On 5 March 2012, the Papuan government issued a series of postage stamps in honor of the centennial of To Rot's birth.

==Beatification==
The beatification process began on 14 January 1986 after the Congregation for the Causes of Saints issued the official "nihil obstat" to the cause and gave him the title of Servant of God; the formal diocesan phase collecting documentation occurred in the Rabaul archdiocese from 21 January 1987 until 30 March 1989, when all documents were sealed in boxes and sent to Rome for the Congregation of the Causes of Saints (C.C.S.) to review. The C.C.S. validated this inquest on 2 June 1989 and received the Positio dossier from the postulation of the cause in 1991. Theologians approved the dossier's contents on 26 June 1992, as did the C.C.S. members on 1 December 1992. His beatification received approval from Pope John Paul II on 2 April 1993, after the pope confirmed that To Rot had been killed "in odium fidei" (in hatred of the faith).
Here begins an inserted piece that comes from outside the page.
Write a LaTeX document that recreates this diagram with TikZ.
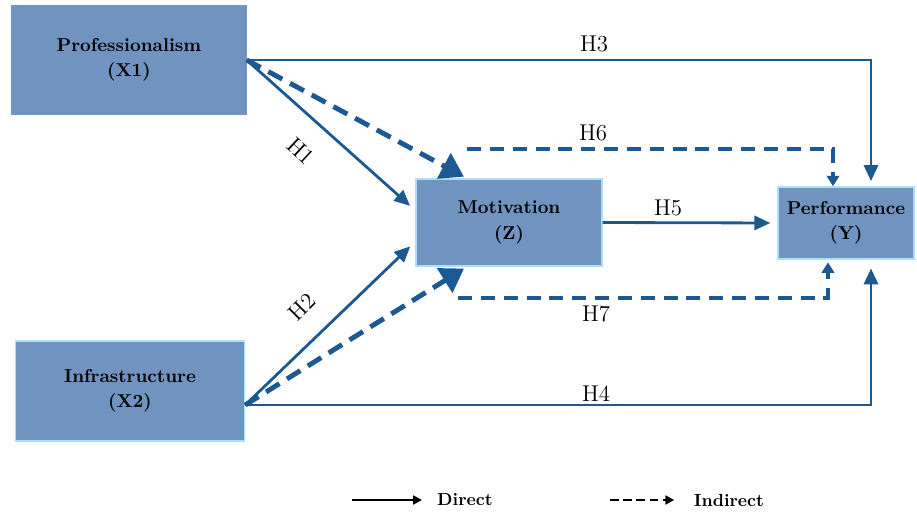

John Paul II beatified To Rot on 17 January 1995 while on his visit to Papua New Guinea.

==Canonization==
On 31 March 2025, Pope Francis promulgated a decree of the Dicastery for the Causes of Saints announcing the canonization of Peter To Rot. He was canonized by Pope Leo XIV on 19 October 2025.

===Feast===
To Rot's liturgical feast is affixed to the date of his death, as is the norm. He is included in the Roman Rite liturgical calendar in his native Papua New Guinea, as well as in the Solomon Islands; in Australia; and for the Missionaries of the Sacred Heart.